— BEGIN GIVEN DATA —

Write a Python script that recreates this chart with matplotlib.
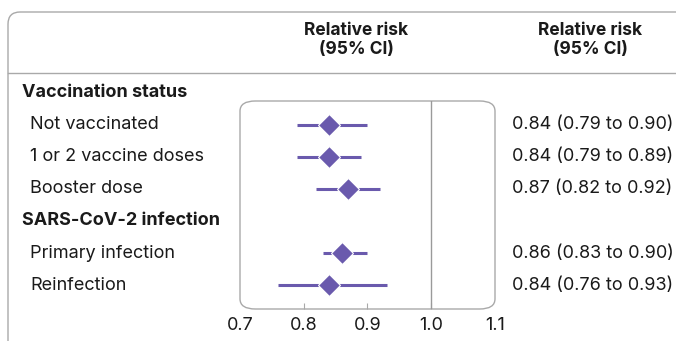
import matplotlib
matplotlib.use("Agg")
import matplotlib.pyplot as plt
from matplotlib.patches import FancyBboxPatch
from matplotlib.transforms import blended_transform_factory
from matplotlib.lines import Line2D

plt.rcParams['font.family'] = ['Inter', 'DejaVu Sans']

# ---- data ----
row_labels = ["Vaccination status", "Not vaccinated", "1 or 2 vaccine doses", "Booster dose",
              "SARS-CoV-2 infection", "Primary infection", "Reinfection"]
is_header = [True, False, False, False, True, False, False]
rr = [None, 0.84, 0.84, 0.87, None, 0.86, 0.84]
lo = [None, 0.79, 0.79, 0.82, None, 0.83, 0.76]
hi = [None, 0.90, 0.89, 0.92, None, 0.90, 0.93]
rr_text = ["", "0.84 (0.79 to 0.90)", "0.84 (0.79 to 0.89)", "0.87 (0.82 to 0.92)", "",
           "0.86 (0.83 to 0.90)", "0.84 (0.76 to 0.93)"]
xticks = [0.7, 0.8, 0.9, 1.0, 1.1]
xtick_labels = ["0.7", "0.8", "0.9", "1.0", "1.1"]
col_header = "Relative risk\n(95% CI)"

W, H = 676, 341
fig = plt.figure(figsize=(W / 100, H / 100), dpi=100)

def fx(px):
    return px / W

def fy(py):
    return 1 - py / H

purple = "#6a5aad"
grey = "#a9a9a9"
txt = "#1a1a1a"
FS = 13

# outer rounded box
outer = FancyBboxPatch((fx(8), fy(360)), fx(690) - fx(8), fy(12) - fy(360),
                       boxstyle="round,pad=0,rounding_size=0.018",
                       transform=fig.transFigure, fill=False, ec=grey, lw=1.0,
                       mutation_aspect=W / H)
fig.patches.append(outer)
fig.add_artist(Line2D([fx(8), fx(676)], [fy(73), fy(73)], transform=fig.transFigure,
                      color=grey, lw=1.0))

# forest axes
ax = fig.add_axes([fx(240), fy(309), fx(495) - fx(240), fy(101) - fy(309)])
ax.set_xlim(0.7, 1.1)
ax.set_ylim(6.75, 0.25)
for s in ax.spines.values():
    s.set_visible(False)
ax.patch.set_visible(False)
frame = FancyBboxPatch((0, 0), 1, 1, boxstyle="round,pad=0,rounding_size=0.06",
                       transform=ax.transAxes, fill=False, ec=grey, lw=1.0,
                       mutation_aspect=(309 - 101) / (495 - 240), clip_on=False)
ax.add_patch(frame)
ax.axvline(1.0, color="#9a9a9a", lw=1.0)

ax.set_xticks(xticks)
ax.set_xticklabels(xtick_labels, fontsize=FS, color=txt)
ax.tick_params(axis="x", direction="in", length=4, color=grey, pad=6)
ax.set_yticks([])
for t, v in zip(ax.xaxis.get_major_ticks(), xticks):
    if v in (0.7, 1.1):
        t.tick1line.set_visible(False)

for i in range(len(row_labels)):
    if rr[i] is None:
        continue
    ax.plot([lo[i], hi[i]], [i, i], color=purple, lw=2.2, solid_capstyle="butt", zorder=3)
    ax.plot(rr[i], i, marker="D", color=purple, ms=11, mec="white", mew=0.8, zorder=4)

tr = blended_transform_factory(fig.transFigure, ax.transData)
for i, lab in enumerate(row_labels):
    if is_header[i]:
        ax.text(fx(22), i, lab, transform=tr, ha="left", va="center", fontsize=FS,
                fontweight="bold", color=txt, clip_on=False)
    else:
        ax.text(fx(30), i, lab, transform=tr, ha="left", va="center", fontsize=FS,
                color=txt, clip_on=False)
    if rr_text[i]:
        ax.text(fx(512), i, rr_text[i], transform=tr, ha="left", va="center", fontsize=FS,
                color=txt, clip_on=False)

for cx in (356, 590):
    fig.text(fx(cx), fy(40), col_header, ha="center", va="center", fontsize=12.5,
             fontweight="bold", color=txt, linespacing=1.2)

fig.savefig("out.png", dpi=100)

— END GIVEN DATA —

# TASK TO CARRY OUT
With the pictures left out, transcribe the material exactly.

# SOLUTION TO THE EXERCISE
Write a Python script that recreates this chart with matplotlib.
import matplotlib
matplotlib.use("Agg")
import matplotlib.pyplot as plt
from matplotlib.patches import FancyBboxPatch
from matplotlib.transforms import blended_transform_factory
from matplotlib.lines import Line2D

plt.rcParams['font.family'] = ['Inter', 'DejaVu Sans']

# ---- data ----
row_labels = ["Vaccination status", "Not vaccinated", "1 or 2 vaccine doses", "Booster dose",
              "SARS-CoV-2 infection", "Primary infection", "Reinfection"]
is_header = [True, False, False, False, True, False, False]
rr = [None, 0.84, 0.84, 0.87, None, 0.86, 0.84]
lo = [None, 0.79, 0.79, 0.82, None, 0.83, 0.76]
hi = [None, 0.90, 0.89, 0.92, None, 0.90, 0.93]
rr_text = ["", "0.84 (0.79 to 0.90)", "0.84 (0.79 to 0.89)", "0.87 (0.82 to 0.92)", "",
           "0.86 (0.83 to 0.90)", "0.84 (0.76 to 0.93)"]
xticks = [0.7, 0.8, 0.9, 1.0, 1.1]
xtick_labels = ["0.7", "0.8", "0.9", "1.0", "1.1"]
col_header = "Relative risk\n(95% CI)"

W, H = 676, 341
fig = plt.figure(figsize=(W / 100, H / 100), dpi=100)

def fx(px):
    return px / W

def fy(py):
    return 1 - py / H

purple = "#6a5aad"
grey = "#a9a9a9"
txt = "#1a1a1a"
FS = 13

# outer rounded box
outer = FancyBboxPatch((fx(8), fy(360)), fx(690) - fx(8), fy(12) - fy(360),
                       boxstyle="round,pad=0,rounding_size=0.018",
                       transform=fig.transFigure, fill=False, ec=grey, lw=1.0,
                       mutation_aspect=W / H)
fig.patches.append(outer)
fig.add_artist(Line2D([fx(8), fx(676)], [fy(73), fy(73)], transform=fig.transFigure,
                      color=grey, lw=1.0))

# forest axes
ax = fig.add_axes([fx(240), fy(309), fx(495) - fx(240), fy(101) - fy(309)])
ax.set_xlim(0.7, 1.1)
ax.set_ylim(6.75, 0.25)
for s in ax.spines.values():
    s.set_visible(False)
ax.patch.set_visible(False)
frame = FancyBboxPatch((0, 0), 1, 1, boxstyle="round,pad=0,rounding_size=0.06",
                       transform=ax.transAxes, fill=False, ec=grey, lw=1.0,
                       mutation_aspect=(309 - 101) / (495 - 240), clip_on=False)
ax.add_patch(frame)
ax.axvline(1.0, color="#9a9a9a", lw=1.0)

ax.set_xticks(xticks)
ax.set_xticklabels(xtick_labels, fontsize=FS, color=txt)
ax.tick_params(axis="x", direction="in", length=4, color=grey, pad=6)
ax.set_yticks([])
for t, v in zip(ax.xaxis.get_major_ticks(), xticks):
    if v in (0.7, 1.1):
        t.tick1line.set_visible(False)

for i in range(len(row_labels)):
    if rr[i] is None:
        continue
    ax.plot([lo[i], hi[i]], [i, i], color=purple, lw=2.2, solid_capstyle="butt", zorder=3)
    ax.plot(rr[i], i, marker="D", color=purple, ms=11, mec="white", mew=0.8, zorder=4)

tr = blended_transform_factory(fig.transFigure, ax.transData)
for i, lab in enumerate(row_labels):
    if is_header[i]:
        ax.text(fx(22), i, lab, transform=tr, ha="left", va="center", fontsize=FS,
                fontweight="bold", color=txt, clip_on=False)
    else:
        ax.text(fx(30), i, lab, transform=tr, ha="left", va="center", fontsize=FS,
                color=txt, clip_on=False)
    if rr_text[i]:
        ax.text(fx(512), i, rr_text[i], transform=tr, ha="left", va="center", fontsize=FS,
                color=txt, clip_on=False)

for cx in (356, 590):
    fig.text(fx(cx), fy(40), col_header, ha="center", va="center", fontsize=12.5,
             fontweight="bold", color=txt, linespacing=1.2)

fig.savefig("out.png", dpi=100)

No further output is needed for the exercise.